The effects of stamp duty outside prime London can appear even less clear cut.

The late 2014 Osborne reforms significantly cut duty for most buyers across the UK, yet transactions have declined slightly since that time. One may say they would have declined more without the reduced duty - perhaps that’s true. But there is no direct and guaranteed relationship between stamp duty and transaction volumes, otherwise deals would rise.

This is also the case with the additional homes stamp duty (the three per cent surcharge) introduced in April 2016. Although mortgage data shows this led to fewer buy to let purchases, it’s not been the same for holiday homes.

Recently released HMRC figures for 2017-18 show that additional homes contributed £4 billion, or 43 per cent of the total stamp duty take. If buy to let purchases did indeed go down, that means holiday home purchases rose despite the three per cent surcharge.

So while stamp duty may generate headlines and create ‘mood music’ about a housing market, there is no conclusive proof that by itself a fall in the tax generates a rise in sales.

Allied to this there is a feeling in the industry that UK transaction costs - including stamp duty of course, but also including about a dozen other fees from Land Registry registration and conveyancing to agents’ commission - are amongst the highest in the world.

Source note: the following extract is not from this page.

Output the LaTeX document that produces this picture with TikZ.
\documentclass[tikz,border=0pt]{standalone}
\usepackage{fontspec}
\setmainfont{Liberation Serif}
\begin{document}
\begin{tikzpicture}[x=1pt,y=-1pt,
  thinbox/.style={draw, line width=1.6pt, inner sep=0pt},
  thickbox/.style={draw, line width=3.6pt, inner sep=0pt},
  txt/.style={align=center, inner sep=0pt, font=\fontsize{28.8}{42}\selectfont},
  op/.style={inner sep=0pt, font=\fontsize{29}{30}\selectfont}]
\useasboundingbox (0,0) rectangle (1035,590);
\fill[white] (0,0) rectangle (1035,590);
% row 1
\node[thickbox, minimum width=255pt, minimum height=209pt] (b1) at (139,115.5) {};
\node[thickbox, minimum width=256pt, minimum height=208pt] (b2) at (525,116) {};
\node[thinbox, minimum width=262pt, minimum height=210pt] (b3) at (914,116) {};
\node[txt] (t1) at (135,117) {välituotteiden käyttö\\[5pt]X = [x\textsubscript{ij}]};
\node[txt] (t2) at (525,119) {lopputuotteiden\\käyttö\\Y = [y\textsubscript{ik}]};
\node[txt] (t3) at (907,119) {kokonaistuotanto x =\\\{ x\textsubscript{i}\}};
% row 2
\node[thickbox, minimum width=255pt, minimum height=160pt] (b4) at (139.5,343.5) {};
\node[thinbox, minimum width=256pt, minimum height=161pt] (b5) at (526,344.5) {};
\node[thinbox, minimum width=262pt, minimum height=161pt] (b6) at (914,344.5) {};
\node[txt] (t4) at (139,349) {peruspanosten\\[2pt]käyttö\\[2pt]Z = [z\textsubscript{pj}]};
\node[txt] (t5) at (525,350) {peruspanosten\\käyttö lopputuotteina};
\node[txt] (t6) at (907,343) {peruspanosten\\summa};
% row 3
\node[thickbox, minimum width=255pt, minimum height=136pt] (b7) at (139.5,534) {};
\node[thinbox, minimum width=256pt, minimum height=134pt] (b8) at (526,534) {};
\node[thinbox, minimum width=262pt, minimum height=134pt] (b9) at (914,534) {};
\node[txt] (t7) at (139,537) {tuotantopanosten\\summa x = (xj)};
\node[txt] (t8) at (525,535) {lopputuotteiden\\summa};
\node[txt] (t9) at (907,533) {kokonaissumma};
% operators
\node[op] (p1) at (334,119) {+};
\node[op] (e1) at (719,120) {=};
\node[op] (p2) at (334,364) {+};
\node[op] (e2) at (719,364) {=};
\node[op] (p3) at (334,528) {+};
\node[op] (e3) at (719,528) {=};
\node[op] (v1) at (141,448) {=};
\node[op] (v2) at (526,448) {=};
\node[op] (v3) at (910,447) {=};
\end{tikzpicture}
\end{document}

The Global Property Guide is one of the few places where comparative costs are attempted - comparisons are notoriously difficult because there are so many tax variations, making it challenging to get an ‘average’ with which to compare one country to another.

Nonetheless, in the guide’s league table of costs, the UK comes 18th out of 42. Figures include registration costs, agents’ commission, legal fees and sales and transfer taxes.